- Coat of arms
- Coordinates: 49°38′N 6°00′E﻿ / ﻿49.633°N 6.000°E
- Country: Luxembourg
- Legislative constituency: Sud
- LAU 1: LU00001
- Communes (cities in bold): Dippach Garnich Habscht Käerjeng Kehlen Koerich Kopstal Mamer Steinfort

Area
- • Total: 199.2 km^{2} (76.9 sq mi)
- • Rank: 9th of 12
- Highest elevation (11th of 12): 398 m (1,306 ft)
- Lowest elevation (12th of 12): 242 m (794 ft)

Population (2025)
- • Total: 54,352
- • Rank: 3rd of 12
- • Density: 272.9/km^{2} (706.7/sq mi)
- • Rank: 3rd of 12

= Canton of Capellen =

Capellen (Kapellen) is a canton in southwestern Luxembourg. It is named after Capellen, which is not a commune but rather a section of the commune of Mamer. It borders Belgium.

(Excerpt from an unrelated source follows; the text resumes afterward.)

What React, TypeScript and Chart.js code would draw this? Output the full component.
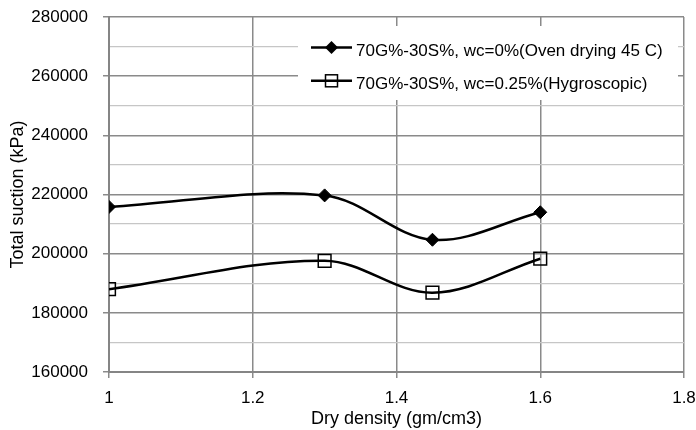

==Administrative divisions==
Capellen Canton consists of the following nine communes:

- Dippach
- Garnich
- Habscht
- Käerjeng
- Kehlen
- Koerich
- Kopstal
- Mamer
- Steinfort

==Mergers==
- On 1 January 2012 the former communes of Bascharage and Clemency (both from Capellen Canton) were merged to create the commune of Käerjeng. The law creating Käerjeng was passed on 24 May 2011.
- On 1 January 2018 the former communes of Hobscheid and Septfontaines (both from Capellen Canton) were merged to create the commune of Habscht. The law creating Habscht was passed on 24 December 2017.